> [Data]:
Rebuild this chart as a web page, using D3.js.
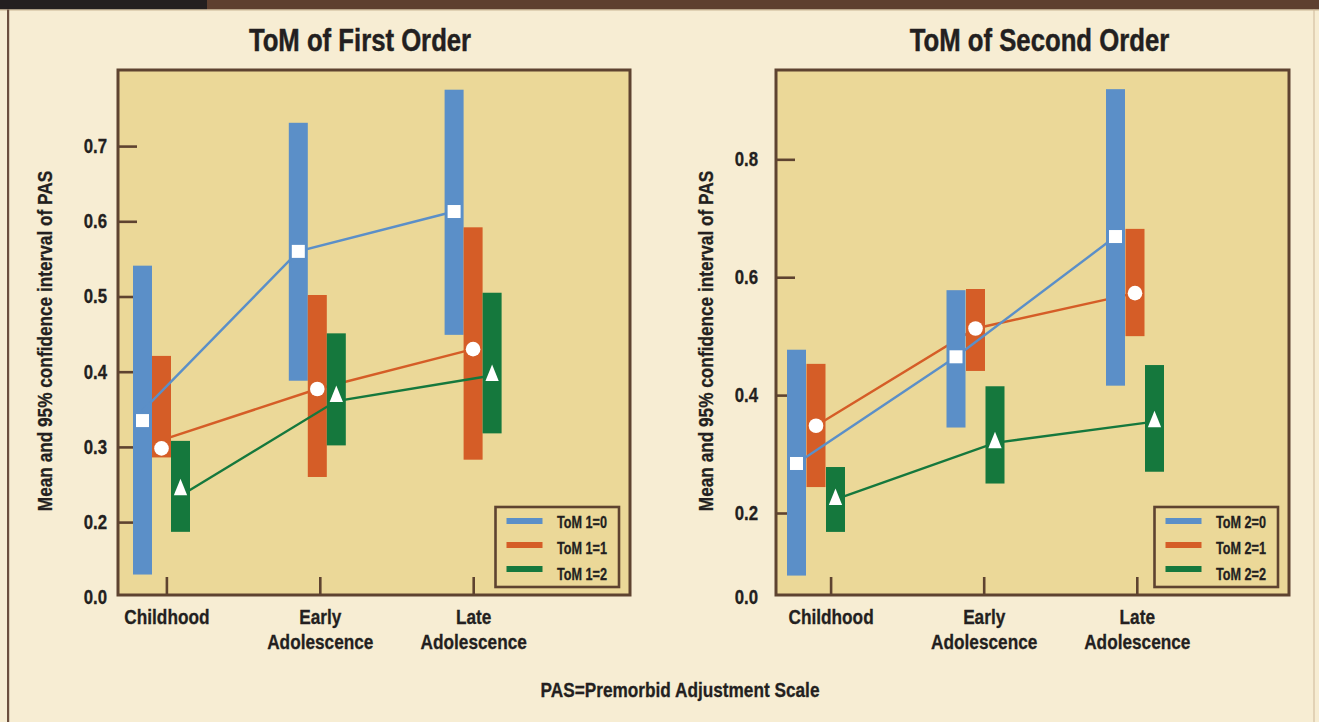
<!DOCTYPE html>
<html><head><meta charset="utf-8">
<script src="https://cdn.jsdelivr.net/npm/d3@7"></script>
<style>
html,body{margin:0;padding:0;background:#F7EDD3;}
svg{display:block;}
text{font-family:"Liberation Sans",Arial,sans-serif;font-weight:bold;fill:#231F20;stroke:#231F20;stroke-width:0.3px;}
</style></head><body>
<svg id="chart" width="1319" height="722"></svg>
<script>
// ---------------- DATA ----------------
const categories = ["Childhood", "Early Adolescence", "Late Adolescence"];
const categoryLines = [["Childhood"], ["Early", "Adolescence"], ["Late", "Adolescence"]];
const footnote = "PAS=Premorbid Adjustment Scale";
const yTitle = "Mean and 95% confidence interval of PAS";

// ToM of First Order  (rows: ToM 1=0, ToM 1=1, ToM 1=2)
const firstTitle = "ToM of First Order";
const firstNames = ["ToM 1=0", "ToM 1=1", "ToM 1=2"];
const firstLow  = [[0.060, 0.388, 0.449], [0.286, 0.260, 0.283], [0.174, 0.302, 0.318]];
const firstHigh = [[0.541, 0.731, 0.775], [0.421, 0.502, 0.592], [0.308, 0.451, 0.505]];
const firstMean = [[0.335, 0.560, 0.613], [0.298, 0.377, 0.430], [0.243, 0.367, 0.395]];
const firstLine = [[0.348, 0.560, 0.613], [0.309, 0.377, 0.430], [0.235, 0.361, 0.395]];
const firstTicks = [0.0, 0.2, 0.3, 0.4, 0.5, 0.6, 0.7];

// ToM of Second Order  (rows: ToM 2=0, ToM 2=1, ToM 2=2)
const secondTitle = "ToM of Second Order";
const secondNames = ["ToM 2=0", "ToM 2=1", "ToM 2=2"];
const secondLow  = [[0.051, 0.345, 0.416], [0.244, 0.441, 0.500], [0.155, 0.250, 0.270]];
const secondHigh = [[0.477, 0.578, 0.919], [0.453, 0.580, 0.682], [0.278, 0.415, 0.451]];
const secondMean = [[0.284, 0.465, 0.669], [0.348, 0.513, 0.573], [0.223, 0.319, 0.355]];
const secondLine = [[0.284, 0.465, 0.669], [0.348, 0.513, 0.573], [0.223, 0.319, 0.355]];
const secondTicks = [0.0, 0.2, 0.4, 0.6, 0.8];

// ---------------- STYLE ----------------
const colors = ["#5B8FC8", "#D55D27", "#15783D"];
const ink = "#231F20", frameBrown = "#5E4330", plotBg = "#EBD898", cream = "#F7EDD3";
const RATIO = 0.84;

function condense(sel, ratio = RATIO) {
  sel.each(function () {
    const L = this.getComputedTextLength();
    if (L > 0) d3.select(this).attr("textLength", L * ratio).attr("lengthAdjust", "spacingAndGlyphs");
  });
}

const svg = d3.select("#chart");
const W = 1319, H = 722;

// page frame
svg.append("rect").attr("width", W).attr("height", H).attr("fill", cream);
svg.append("rect").attr("x", 0).attr("y", 0).attr("width", 207).attr("height", 9.5).attr("fill", "#231F20");
svg.append("rect").attr("x", 207).attr("y", 0).attr("width", W - 207).attr("height", 9.5).attr("fill", "#5E3F2F");
svg.append("rect").attr("x", 0).attr("y", 9.5).attr("width", W).attr("height", 1).attr("fill", "#C9B593");
svg.append("rect").attr("x", 7).attr("y", 9.5).attr("width", 2.2).attr("height", H).attr("fill", "#6B4F3E");
svg.append("rect").attr("x", 1313.5).attr("y", 9.5).attr("width", 1).attr("height", H).attr("fill", "#CDB899");

const panels = [
  { title: firstTitle, titleX: 360, box: [118, 630], yDomain: [0, 0.2, 0.8], yRange: [597, 522.1, 70.9],
    ticks: firstTicks, barRange: [161.5, 473.1], axisRange: [166.4, 473.2], barStep: 19, yTitleX: 51.7,
    tickPad: 11, names: firstNames, low: firstLow, high: firstHigh, mean: firstMean, line: firstLine },
  { title: secondTitle, titleX: 1039.5, box: [776, 1289], yDomain: [0, 0.2, 0.95], yRange: [597, 513, 70.9],
    ticks: secondTicks, barRange: [816, 1135], axisRange: [830.6, 1136.8], barStep: 19.5, yTitleX: 713.3,
    tickPad: 18, names: secondNames, low: secondLow, high: secondHigh, mean: secondMean, line: secondLine }
];

const boxTop = 70, boxBottom = 595;
const barW = 19;

const triPath = "M0,-11L6.65,5.5L-6.65,5.5Z";

panels.forEach(p => {
  const g = svg.append("g");
  const y = d3.scaleLinear().domain(p.yDomain).range(p.yRange);
  const xb = d3.scalePoint().domain(categories).range(p.barRange);
  const xa = d3.scalePoint().domain(categories).range(p.axisRange);
  const [bx0, bx1] = p.box;

  // title
  g.append("text").attr("x", p.titleX).attr("y", 50.7).attr("text-anchor", "middle")
    .attr("font-size", 30.6).style("stroke-width", "0.45px").text(p.title).call(condense);

  // plot background
  g.append("rect").attr("x", bx0).attr("y", boxTop).attr("width", bx1 - bx0).attr("height", boxBottom - boxTop)
    .attr("fill", plotBg);

  // y axis
  const ya = g.append("g").attr("transform", `translate(${bx0},0)`)
    .call(d3.axisLeft(y).tickValues(p.ticks).tickFormat(d3.format(".1f")).tickSize(-19).tickPadding(p.tickPad).tickSizeOuter(0));
  ya.select(".domain").remove();
  ya.selectAll(".tick line").attr("stroke", frameBrown).attr("stroke-width", 2.6)
    .filter(d => d === 0).remove();
  ya.selectAll(".tick text").attr("font-size", 20).attr("fill", ink)
    .attr("font-family", null).call(condense);
  ya.attr("font-family", null).attr("font-size", null);

  // x axis
  const xaG = g.append("g").attr("transform", `translate(0,${boxBottom - 1})`)
    .call(d3.axisBottom(xa).tickSize(-17).tickSizeOuter(0).tickFormat(""));
  xaG.select(".domain").remove();
  xaG.selectAll(".tick line").attr("stroke", frameBrown).attr("stroke-width", 2.6);
  xaG.selectAll(".tick text").remove();
  xaG.selectAll(".tick").each(function (d, i) {
    categoryLines[i].forEach((ln, k) => {
      d3.select(this).append("text").attr("x", 0).attr("y", 30.3 + k * 24.5)
        .attr("text-anchor", "middle").attr("font-size", 20.5).attr("fill", ink).text(ln).call(condense);
    });
  });

  // y axis title
  g.append("text").attr("transform", `translate(${p.yTitleX},341) rotate(-90)`)
    .attr("text-anchor", "middle").attr("font-size", 20.5).text(yTitle).call(condense);

  const bx = (s, c) => xb(c) + (s - 1) * p.barStep;
  const lineGen = s => d3.line().x((d, j) => bx(s, categories[j])).y(d => y(d));

  // orange line underneath the bars
  g.append("path").attr("d", lineGen(1)(p.line[1])).attr("fill", "none")
    .attr("stroke", colors[1]).attr("stroke-width", 2.4);

  // confidence bars
  p.names.forEach((n, s) => {
    g.selectAll(null).data(categories).join("rect")
      .attr("x", c => bx(s, c) - barW / 2)
      .attr("width", barW)
      .attr("y", (c, j) => y(p.high[s][j]))
      .attr("height", (c, j) => y(p.low[s][j]) - y(p.high[s][j]))
      .attr("fill", colors[s]);
  });

  // blue and green lines over the bars
  [0, 2].forEach(s => {
    g.append("path").attr("d", lineGen(s)(p.line[s])).attr("fill", "none")
      .attr("stroke", colors[s]).attr("stroke-width", 2.4);
  });

  // mean markers
  g.selectAll(null).data(categories).join("rect")
    .attr("x", (c) => bx(0, c) - 6.5).attr("y", (c, j) => y(p.mean[0][j]) - 6.5)
    .attr("width", 13).attr("height", 13).attr("fill", "#fff");
  g.selectAll(null).data(categories).join("circle")
    .attr("cx", c => bx(1, c)).attr("cy", (c, j) => y(p.mean[1][j])).attr("r", 7.3).attr("fill", "#fff");
  g.selectAll(null).data(categories).join("path")
    .attr("transform", (c, j) => `translate(${bx(2, c)},${y(p.mean[2][j])})`)
    .attr("d", triPath).attr("fill", "#fff");

  // legend
  const lgX = bx1 - 11 - 123.5, lgY = 507;
  const lg = g.append("g");
  lg.append("rect").attr("x", lgX).attr("y", lgY).attr("width", 123.5).attr("height", 80)
    .attr("fill", "none").attr("stroke", frameBrown).attr("stroke-width", 2.6);
  p.names.forEach((n, s) => {
    lg.append("rect").attr("x", lgX + 11).attr("y", lgY + 11 + s * 24).attr("width", 36).attr("height", 6)
      .attr("fill", colors[s]);
    lg.append("text").attr("x", lgX + 61.5).attr("y", lgY + 20.5 + s * 26.4)
      .attr("font-size", 16.2).text(n).call(condense, 0.78);
  });

  // plot border
  g.append("rect").attr("x", bx0).attr("y", boxTop).attr("width", bx1 - bx0).attr("height", boxBottom - boxTop)
    .attr("fill", "none").attr("stroke", frameBrown).attr("stroke-width", 3);
});

// footnote
svg.append("text").attr("x", 680).attr("y", 697.3).attr("text-anchor", "middle")
  .attr("font-size", 20.5).text(footnote).call(condense);
</script>
</body></html>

> [What the task requires]: Return only the lines running from the top of the data to the line that holds "and 95% confidence". Include both of those lines, but skip the pictures.

> [Task solution]:
Rebuild this chart as a web page, using D3.js.
<!DOCTYPE html>
<html><head><meta charset="utf-8">
<script src="https://cdn.jsdelivr.net/npm/d3@7"></script>
<style>
html,body{margin:0;padding:0;background:#F7EDD3;}
svg{display:block;}
text{font-family:"Liberation Sans",Arial,sans-serif;font-weight:bold;fill:#231F20;stroke:#231F20;stroke-width:0.3px;}
</style></head><body>
<svg id="chart" width="1319" height="722"></svg>
<script>
// ---------------- DATA ----------------
const categories = ["Childhood", "Early Adolescence", "Late Adolescence"];
const categoryLines = [["Childhood"], ["Early", "Adolescence"], ["Late", "Adolescence"]];
const footnote = "PAS=Premorbid Adjustment Scale";
const yTitle = "Mean and 95% confidence interval of PAS";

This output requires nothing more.